To do: In the entries below, find every line holding the string "code" and collect it.

Records shown:
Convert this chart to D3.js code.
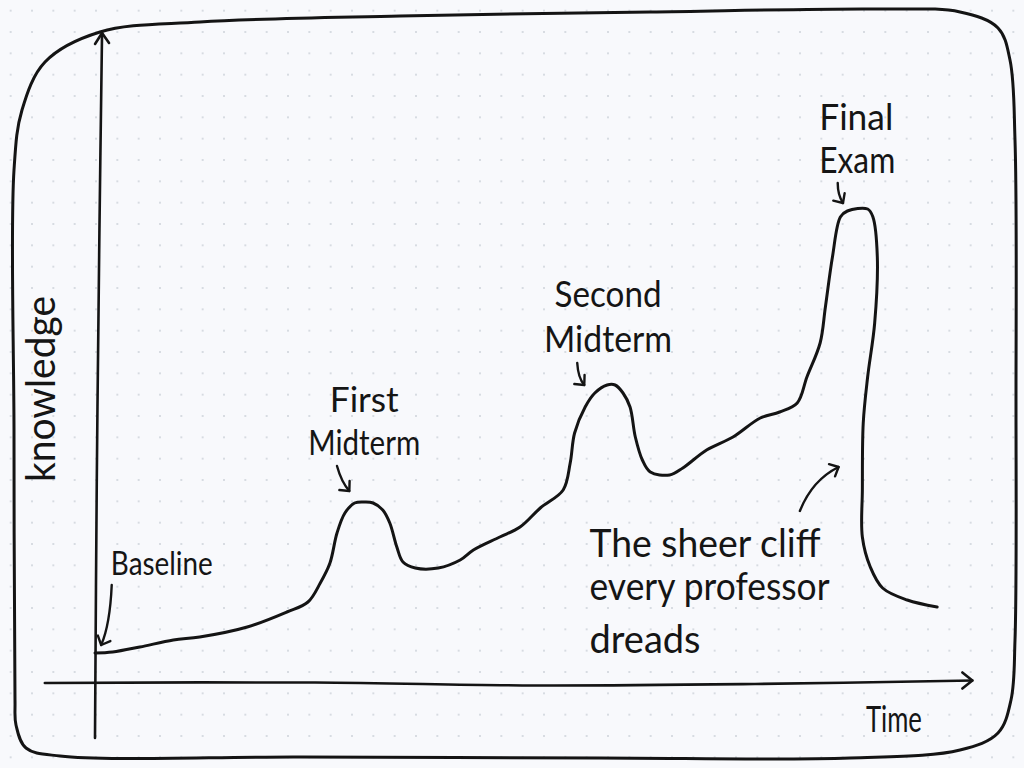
...
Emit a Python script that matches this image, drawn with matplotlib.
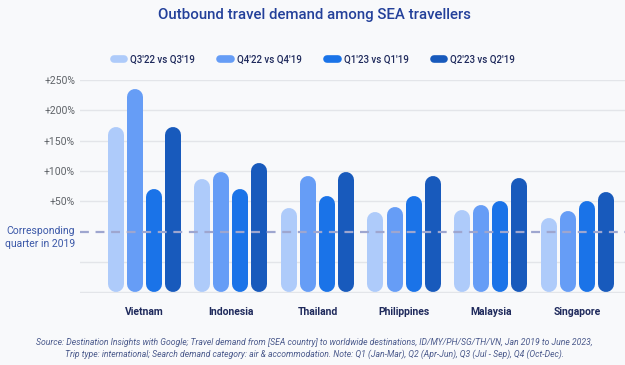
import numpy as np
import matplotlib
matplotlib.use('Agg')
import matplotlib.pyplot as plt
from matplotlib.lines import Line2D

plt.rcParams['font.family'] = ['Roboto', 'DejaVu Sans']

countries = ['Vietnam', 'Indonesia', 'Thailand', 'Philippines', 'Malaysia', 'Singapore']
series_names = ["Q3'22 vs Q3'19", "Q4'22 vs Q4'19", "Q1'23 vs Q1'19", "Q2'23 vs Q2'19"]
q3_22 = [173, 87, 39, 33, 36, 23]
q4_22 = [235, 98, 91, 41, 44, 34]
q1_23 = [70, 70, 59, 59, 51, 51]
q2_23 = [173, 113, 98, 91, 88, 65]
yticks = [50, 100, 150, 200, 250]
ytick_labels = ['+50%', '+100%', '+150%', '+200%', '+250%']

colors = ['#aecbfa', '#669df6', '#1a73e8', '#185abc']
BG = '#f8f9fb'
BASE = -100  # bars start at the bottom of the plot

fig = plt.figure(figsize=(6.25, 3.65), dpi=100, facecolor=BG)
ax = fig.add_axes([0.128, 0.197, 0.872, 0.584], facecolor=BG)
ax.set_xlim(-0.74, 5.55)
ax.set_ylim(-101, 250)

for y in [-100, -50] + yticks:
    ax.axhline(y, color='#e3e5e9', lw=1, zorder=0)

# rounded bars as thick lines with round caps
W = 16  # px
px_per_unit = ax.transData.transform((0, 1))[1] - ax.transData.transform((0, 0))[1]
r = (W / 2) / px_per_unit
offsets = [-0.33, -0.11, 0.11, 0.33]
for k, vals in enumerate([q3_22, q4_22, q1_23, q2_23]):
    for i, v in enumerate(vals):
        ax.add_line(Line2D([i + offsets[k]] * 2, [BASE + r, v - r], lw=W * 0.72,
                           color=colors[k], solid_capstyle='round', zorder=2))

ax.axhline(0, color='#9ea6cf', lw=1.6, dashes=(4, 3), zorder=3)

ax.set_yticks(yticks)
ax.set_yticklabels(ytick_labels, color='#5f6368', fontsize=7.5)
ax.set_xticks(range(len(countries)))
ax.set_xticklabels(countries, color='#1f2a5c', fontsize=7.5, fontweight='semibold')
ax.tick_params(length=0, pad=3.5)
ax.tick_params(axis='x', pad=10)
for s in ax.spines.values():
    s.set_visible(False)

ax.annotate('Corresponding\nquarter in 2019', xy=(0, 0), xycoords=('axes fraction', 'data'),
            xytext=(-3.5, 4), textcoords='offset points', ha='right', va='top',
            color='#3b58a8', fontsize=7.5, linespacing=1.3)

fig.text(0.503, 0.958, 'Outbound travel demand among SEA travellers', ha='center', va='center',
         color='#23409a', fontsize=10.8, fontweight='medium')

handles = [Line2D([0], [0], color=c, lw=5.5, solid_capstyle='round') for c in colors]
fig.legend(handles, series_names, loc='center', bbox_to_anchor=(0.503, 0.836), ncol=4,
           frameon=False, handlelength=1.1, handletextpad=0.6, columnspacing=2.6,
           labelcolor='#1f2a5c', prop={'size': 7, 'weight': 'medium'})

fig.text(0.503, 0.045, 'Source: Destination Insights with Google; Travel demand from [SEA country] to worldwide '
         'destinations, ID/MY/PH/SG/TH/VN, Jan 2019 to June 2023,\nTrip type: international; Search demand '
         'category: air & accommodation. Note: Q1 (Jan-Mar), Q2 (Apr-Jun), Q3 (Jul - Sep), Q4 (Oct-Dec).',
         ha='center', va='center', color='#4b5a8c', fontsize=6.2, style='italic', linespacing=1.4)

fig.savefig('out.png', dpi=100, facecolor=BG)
* * *
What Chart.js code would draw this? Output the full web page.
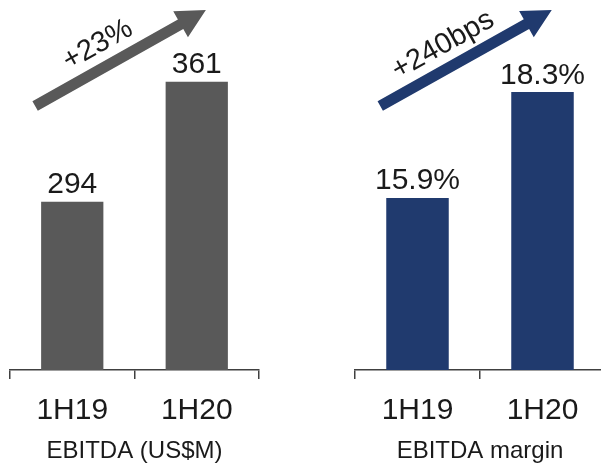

Full solution:
Convert this chart to D3.js code.
What Chart.js code would draw this? Output the full web page.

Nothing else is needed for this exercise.